**Given task**
Give every line back verbatim, dropping all images.

**Information supplied**
= = =

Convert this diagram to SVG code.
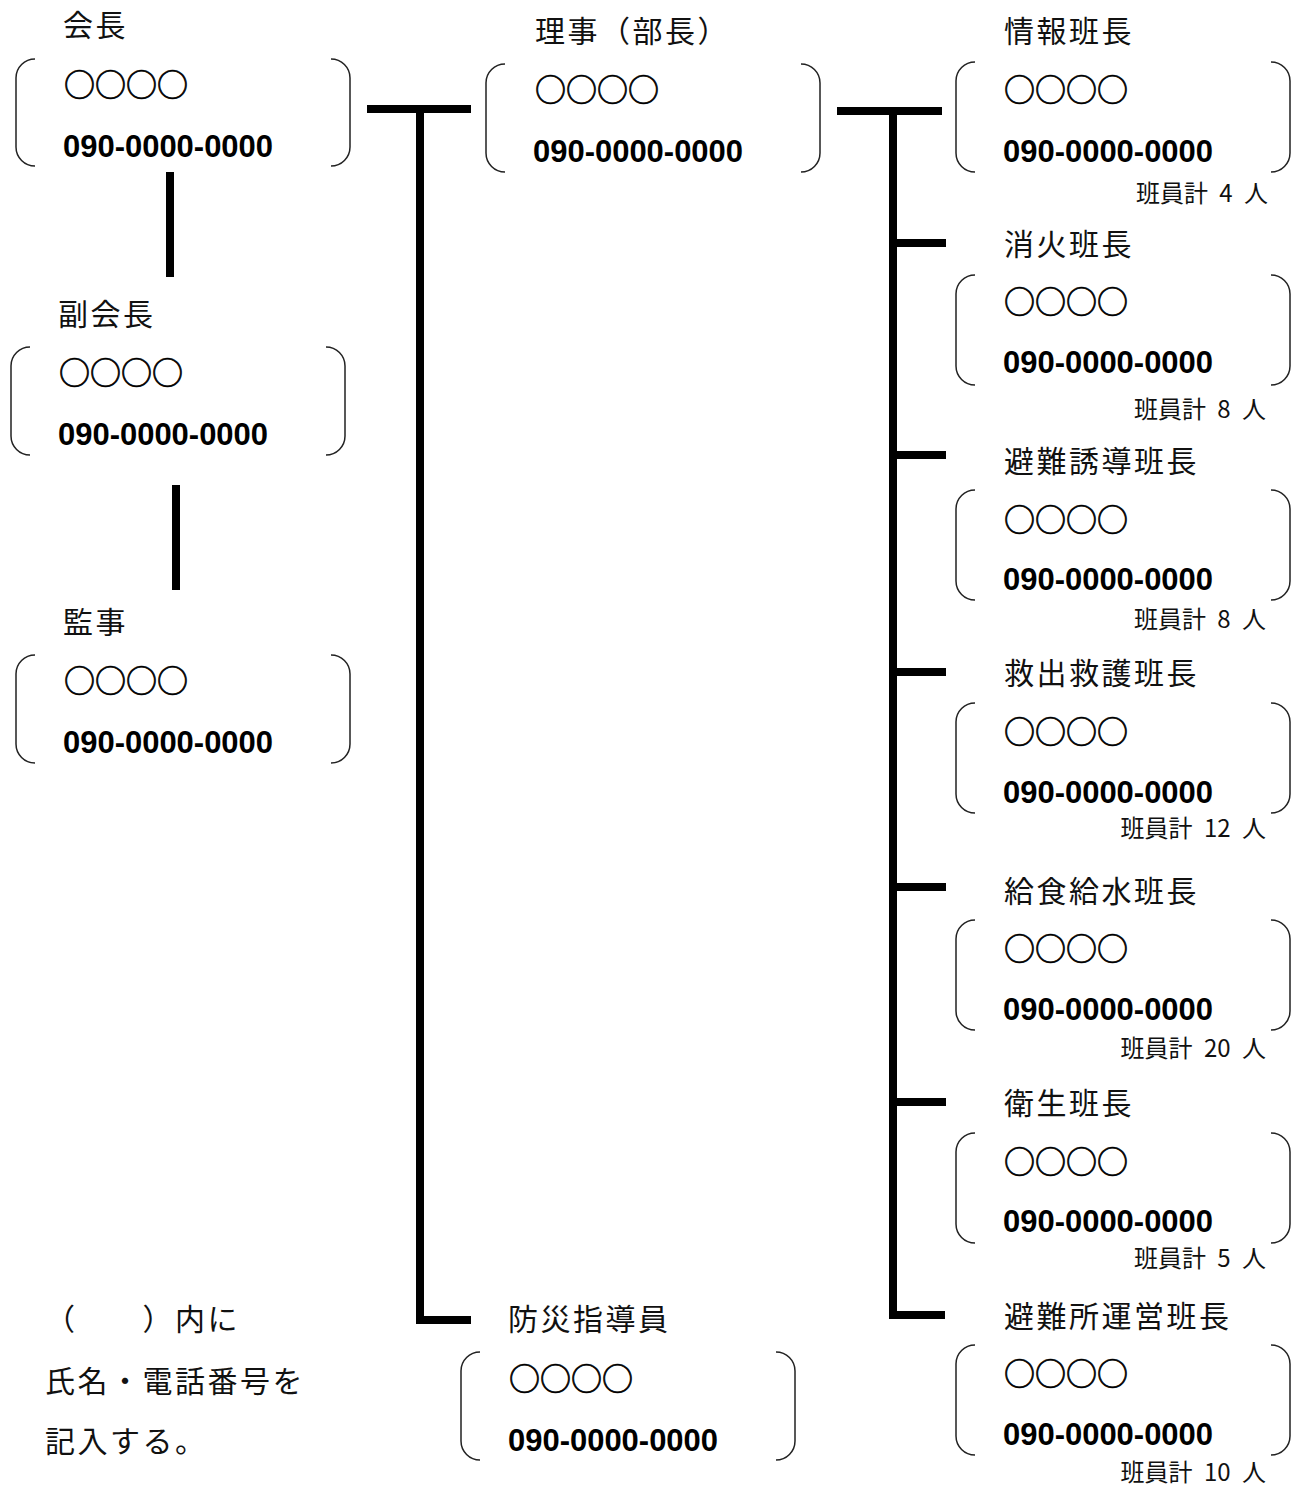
<svg xmlns="http://www.w3.org/2000/svg" width="1302" height="1494" viewBox="0 0 1302 1494">
<style>
.lbl{font-family:"Noto Sans CJK JP","Noto Sans",sans-serif;font-size:30px;letter-spacing:2.5px;fill:#111}
.nm{font-family:"Noto Sans CJK JP","DejaVu Sans",sans-serif;font-size:31px;fill:#000;stroke:#000;stroke-width:0.7}
.ph{font-family:"Liberation Sans","DejaVu Sans",sans-serif;font-size:31px;font-weight:bold;fill:#000}
.cnt{font-family:"Noto Sans CJK JP","Liberation Serif",serif;font-size:24px;word-spacing:6px;fill:#111;text-anchor:end}
.br{fill:none;stroke:#222;stroke-width:1.5}
.cn{fill:none;stroke:#000;stroke-width:8;stroke-linecap:butt;stroke-linejoin:miter}
</style>
<rect width="1302" height="1494" fill="#fff"/>
<g id="connectors">
<path class="cn" d="M170 172V277"/>
<path class="cn" d="M176 485V590"/>
<path class="cn" d="M367 109H471"/>
<path class="cn" d="M420 109V1320H471"/>
<path class="cn" d="M837 111H942"/>
<path class="cn" d="M893 111V1315H945"/>
<path class="cn" d="M893 243H946M893 455H946M893 672H946M893 887H946M893 1102H946"/>
</g>
<g id="n-kaicho">
<text class="lbl" x="63" y="36">会長</text>
<path class="br" d="M35 59A19 19 0 0 0 16 78V147A19 19 0 0 0 35 166M331 59A19 19 0 0 1 350 78V147A19 19 0 0 1 331 166"/>
<text class="nm" x="64" y="96">○○○○</text>
<text class="ph" x="63" y="157" textLength="210" lengthAdjust="spacingAndGlyphs">090-0000-0000</text>
</g>
<g id="n-fukukaicho">
<text class="lbl" x="58" y="325">副会長</text>
<path class="br" d="M30 347A19 19 0 0 0 11 366V436A19 19 0 0 0 30 455M326 347A19 19 0 0 1 345 366V436A19 19 0 0 1 326 455"/>
<text class="nm" x="59" y="384">○○○○</text>
<text class="ph" x="58" y="445" textLength="210" lengthAdjust="spacingAndGlyphs">090-0000-0000</text>
</g>
<g id="n-kanji">
<text class="lbl" x="63" y="633">監事</text>
<path class="br" d="M35 655A19 19 0 0 0 16 674V744A19 19 0 0 0 35 763M331 655A19 19 0 0 1 350 674V744A19 19 0 0 1 331 763"/>
<text class="nm" x="64" y="692">○○○○</text>
<text class="ph" x="63" y="753" textLength="210" lengthAdjust="spacingAndGlyphs">090-0000-0000</text>
</g>
<g id="n-riji">
<text class="lbl" x="535" y="42">理事（部長）</text>
<path class="br" d="M505 64A19 19 0 0 0 486 83V153A19 19 0 0 0 505 172M801 64A19 19 0 0 1 820 83V153A19 19 0 0 1 801 172"/>
<text class="nm" x="535" y="101">○○○○</text>
<text class="ph" x="533" y="162" textLength="210" lengthAdjust="spacingAndGlyphs">090-0000-0000</text>
</g>
<g id="n-bousai">
<text class="lbl" x="508" y="1330">防災指導員</text>
<path class="br" d="M480 1352A19 19 0 0 0 461 1371V1441A19 19 0 0 0 480 1460M776 1352A19 19 0 0 1 795 1371V1441A19 19 0 0 1 776 1460"/>
<text class="nm" x="509" y="1390">○○○○</text>
<text class="ph" x="508" y="1451" textLength="210" lengthAdjust="spacingAndGlyphs">090-0000-0000</text>
</g>
<g id="n-joho">
<text class="lbl" x="1004" y="42">情報班長</text>
<path class="br" d="M975 62A19 19 0 0 0 956 81V153A19 19 0 0 0 975 172M1271 62A19 19 0 0 1 1290 81V153A19 19 0 0 1 1271 172"/>
<text class="nm" x="1004" y="101">○○○○</text>
<text class="ph" x="1003" y="162" textLength="210" lengthAdjust="spacingAndGlyphs">090-0000-0000</text>
<text class="cnt" x="1268" y="202">班員計 4 人</text>
</g>
<g id="n-shoka">
<text class="lbl" x="1004" y="255">消火班長</text>
<path class="br" d="M975 275A19 19 0 0 0 956 294V366A19 19 0 0 0 975 385M1271 275A19 19 0 0 1 1290 294V366A19 19 0 0 1 1271 385"/>
<text class="nm" x="1004" y="313">○○○○</text>
<text class="ph" x="1003" y="373" textLength="210" lengthAdjust="spacingAndGlyphs">090-0000-0000</text>
<text class="cnt" x="1266" y="418">班員計 8 人</text>
</g>
<g id="n-hinan">
<text class="lbl" x="1004" y="472">避難誘導班長</text>
<path class="br" d="M975 490A19 19 0 0 0 956 509V581A19 19 0 0 0 975 600M1271 490A19 19 0 0 1 1290 509V581A19 19 0 0 1 1271 600"/>
<text class="nm" x="1004" y="531">○○○○</text>
<text class="ph" x="1003" y="590" textLength="210" lengthAdjust="spacingAndGlyphs">090-0000-0000</text>
<text class="cnt" x="1266" y="628">班員計 8 人</text>
</g>
<g id="n-kyushutsu">
<text class="lbl" x="1004" y="684">救出救護班長</text>
<path class="br" d="M975 703A19 19 0 0 0 956 722V794A19 19 0 0 0 975 813M1271 703A19 19 0 0 1 1290 722V794A19 19 0 0 1 1271 813"/>
<text class="nm" x="1004" y="743">○○○○</text>
<text class="ph" x="1003" y="803" textLength="210" lengthAdjust="spacingAndGlyphs">090-0000-0000</text>
<text class="cnt" x="1266" y="837">班員計 12 人</text>
</g>
<g id="n-kyushoku">
<text class="lbl" x="1004" y="902">給食給水班長</text>
<path class="br" d="M975 920A19 19 0 0 0 956 939V1011A19 19 0 0 0 975 1030M1271 920A19 19 0 0 1 1290 939V1011A19 19 0 0 1 1271 1030"/>
<text class="nm" x="1004" y="960">○○○○</text>
<text class="ph" x="1003" y="1020" textLength="210" lengthAdjust="spacingAndGlyphs">090-0000-0000</text>
<text class="cnt" x="1266" y="1057">班員計 20 人</text>
</g>
<g id="n-eisei">
<text class="lbl" x="1004" y="1114">衛生班長</text>
<path class="br" d="M975 1133A19 19 0 0 0 956 1152V1224A19 19 0 0 0 975 1243M1271 1133A19 19 0 0 1 1290 1152V1224A19 19 0 0 1 1271 1243"/>
<text class="nm" x="1004" y="1173">○○○○</text>
<text class="ph" x="1003" y="1232" textLength="210" lengthAdjust="spacingAndGlyphs">090-0000-0000</text>
<text class="cnt" x="1266" y="1267">班員計 5 人</text>
</g>
<g id="n-hinanjo">
<text class="lbl" x="1004" y="1327">避難所運営班長</text>
<path class="br" d="M975 1345A19 19 0 0 0 956 1364V1436A19 19 0 0 0 975 1455M1271 1345A19 19 0 0 1 1290 1364V1436A19 19 0 0 1 1271 1455"/>
<text class="nm" x="1004" y="1385">○○○○</text>
<text class="ph" x="1003" y="1445" textLength="210" lengthAdjust="spacingAndGlyphs">090-0000-0000</text>
<text class="cnt" x="1266" y="1481">班員計 10 人</text>
</g>
<g id="note">
<text class="lbl" x="45" y="1330">（　　）内に</text>
<text class="lbl" x="45" y="1392">氏名・電話番号を</text>
<text class="lbl" x="45" y="1452">記入する。</text>
</g>
</svg>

= = =

**Output**
Convert this diagram to SVG code.
<svg xmlns="http://www.w3.org/2000/svg" width="1302" height="1494" viewBox="0 0 1302 1494">
<style>
.lbl{font-family:"Noto Sans CJK JP","Noto Sans",sans-serif;font-size:30px;letter-spacing:2.5px;fill:#111}
.nm{font-family:"Noto Sans CJK JP","DejaVu Sans",sans-serif;font-size:31px;fill:#000;stroke:#000;stroke-width:0.7}
.ph{font-family:"Liberation Sans","DejaVu Sans",sans-serif;font-size:31px;font-weight:bold;fill:#000}
.cnt{font-family:"Noto Sans CJK JP","Liberation Serif",serif;font-size:24px;word-spacing:6px;fill:#111;text-anchor:end}
.br{fill:none;stroke:#222;stroke-width:1.5}
.cn{fill:none;stroke:#000;stroke-width:8;stroke-linecap:butt;stroke-linejoin:miter}
</style>
<rect width="1302" height="1494" fill="#fff"/>
<g id="connectors">
<path class="cn" d="M170 172V277"/>
<path class="cn" d="M176 485V590"/>
<path class="cn" d="M367 109H471"/>
<path class="cn" d="M420 109V1320H471"/>
<path class="cn" d="M837 111H942"/>
<path class="cn" d="M893 111V1315H945"/>
<path class="cn" d="M893 243H946M893 455H946M893 672H946M893 887H946M893 1102H946"/>
</g>
<g id="n-kaicho">
<text class="lbl" x="63" y="36">会長</text>
<path class="br" d="M35 59A19 19 0 0 0 16 78V147A19 19 0 0 0 35 166M331 59A19 19 0 0 1 350 78V147A19 19 0 0 1 331 166"/>
<text class="nm" x="64" y="96">○○○○</text>
<text class="ph" x="63" y="157" textLength="210" lengthAdjust="spacingAndGlyphs">090-0000-0000</text>
</g>
<g id="n-fukukaicho">
<text class="lbl" x="58" y="325">副会長</text>
<path class="br" d="M30 347A19 19 0 0 0 11 366V436A19 19 0 0 0 30 455M326 347A19 19 0 0 1 345 366V436A19 19 0 0 1 326 455"/>
<text class="nm" x="59" y="384">○○○○</text>
<text class="ph" x="58" y="445" textLength="210" lengthAdjust="spacingAndGlyphs">090-0000-0000</text>
</g>
<g id="n-kanji">
<text class="lbl" x="63" y="633">監事</text>
<path class="br" d="M35 655A19 19 0 0 0 16 674V744A19 19 0 0 0 35 763M331 655A19 19 0 0 1 350 674V744A19 19 0 0 1 331 763"/>
<text class="nm" x="64" y="692">○○○○</text>
<text class="ph" x="63" y="753" textLength="210" lengthAdjust="spacingAndGlyphs">090-0000-0000</text>
</g>
<g id="n-riji">
<text class="lbl" x="535" y="42">理事（部長）</text>
<path class="br" d="M505 64A19 19 0 0 0 486 83V153A19 19 0 0 0 505 172M801 64A19 19 0 0 1 820 83V153A19 19 0 0 1 801 172"/>
<text class="nm" x="535" y="101">○○○○</text>
<text class="ph" x="533" y="162" textLength="210" lengthAdjust="spacingAndGlyphs">090-0000-0000</text>
</g>
<g id="n-bousai">
<text class="lbl" x="508" y="1330">防災指導員</text>
<path class="br" d="M480 1352A19 19 0 0 0 461 1371V1441A19 19 0 0 0 480 1460M776 1352A19 19 0 0 1 795 1371V1441A19 19 0 0 1 776 1460"/>
<text class="nm" x="509" y="1390">○○○○</text>
<text class="ph" x="508" y="1451" textLength="210" lengthAdjust="spacingAndGlyphs">090-0000-0000</text>
</g>
<g id="n-joho">
<text class="lbl" x="1004" y="42">情報班長</text>
<path class="br" d="M975 62A19 19 0 0 0 956 81V153A19 19 0 0 0 975 172M1271 62A19 19 0 0 1 1290 81V153A19 19 0 0 1 1271 172"/>
<text class="nm" x="1004" y="101">○○○○</text>
<text class="ph" x="1003" y="162" textLength="210" lengthAdjust="spacingAndGlyphs">090-0000-0000</text>
<text class="cnt" x="1268" y="202">班員計 4 人</text>
</g>
<g id="n-shoka">
<text class="lbl" x="1004" y="255">消火班長</text>
<path class="br" d="M975 275A19 19 0 0 0 956 294V366A19 19 0 0 0 975 385M1271 275A19 19 0 0 1 1290 294V366A19 19 0 0 1 1271 385"/>
<text class="nm" x="1004" y="313">○○○○</text>
<text class="ph" x="1003" y="373" textLength="210" lengthAdjust="spacingAndGlyphs">090-0000-0000</text>
<text class="cnt" x="1266" y="418">班員計 8 人</text>
</g>
<g id="n-hinan">
<text class="lbl" x="1004" y="472">避難誘導班長</text>
<path class="br" d="M975 490A19 19 0 0 0 956 509V581A19 19 0 0 0 975 600M1271 490A19 19 0 0 1 1290 509V581A19 19 0 0 1 1271 600"/>
<text class="nm" x="1004" y="531">○○○○</text>
<text class="ph" x="1003" y="590" textLength="210" lengthAdjust="spacingAndGlyphs">090-0000-0000</text>
<text class="cnt" x="1266" y="628">班員計 8 人</text>
</g>
<g id="n-kyushutsu">
<text class="lbl" x="1004" y="684">救出救護班長</text>
<path class="br" d="M975 703A19 19 0 0 0 956 722V794A19 19 0 0 0 975 813M1271 703A19 19 0 0 1 1290 722V794A19 19 0 0 1 1271 813"/>
<text class="nm" x="1004" y="743">○○○○</text>
<text class="ph" x="1003" y="803" textLength="210" lengthAdjust="spacingAndGlyphs">090-0000-0000</text>
<text class="cnt" x="1266" y="837">班員計 12 人</text>
</g>
<g id="n-kyushoku">
<text class="lbl" x="1004" y="902">給食給水班長</text>
<path class="br" d="M975 920A19 19 0 0 0 956 939V1011A19 19 0 0 0 975 1030M1271 920A19 19 0 0 1 1290 939V1011A19 19 0 0 1 1271 1030"/>
<text class="nm" x="1004" y="960">○○○○</text>
<text class="ph" x="1003" y="1020" textLength="210" lengthAdjust="spacingAndGlyphs">090-0000-0000</text>
<text class="cnt" x="1266" y="1057">班員計 20 人</text>
</g>
<g id="n-eisei">
<text class="lbl" x="1004" y="1114">衛生班長</text>
<path class="br" d="M975 1133A19 19 0 0 0 956 1152V1224A19 19 0 0 0 975 1243M1271 1133A19 19 0 0 1 1290 1152V1224A19 19 0 0 1 1271 1243"/>
<text class="nm" x="1004" y="1173">○○○○</text>
<text class="ph" x="1003" y="1232" textLength="210" lengthAdjust="spacingAndGlyphs">090-0000-0000</text>
<text class="cnt" x="1266" y="1267">班員計 5 人</text>
</g>
<g id="n-hinanjo">
<text class="lbl" x="1004" y="1327">避難所運営班長</text>
<path class="br" d="M975 1345A19 19 0 0 0 956 1364V1436A19 19 0 0 0 975 1455M1271 1345A19 19 0 0 1 1290 1364V1436A19 19 0 0 1 1271 1455"/>
<text class="nm" x="1004" y="1385">○○○○</text>
<text class="ph" x="1003" y="1445" textLength="210" lengthAdjust="spacingAndGlyphs">090-0000-0000</text>
<text class="cnt" x="1266" y="1481">班員計 10 人</text>
</g>
<g id="note">
<text class="lbl" x="45" y="1330">（　　）内に</text>
<text class="lbl" x="45" y="1392">氏名・電話番号を</text>
<text class="lbl" x="45" y="1452">記入する。</text>
</g>
</svg>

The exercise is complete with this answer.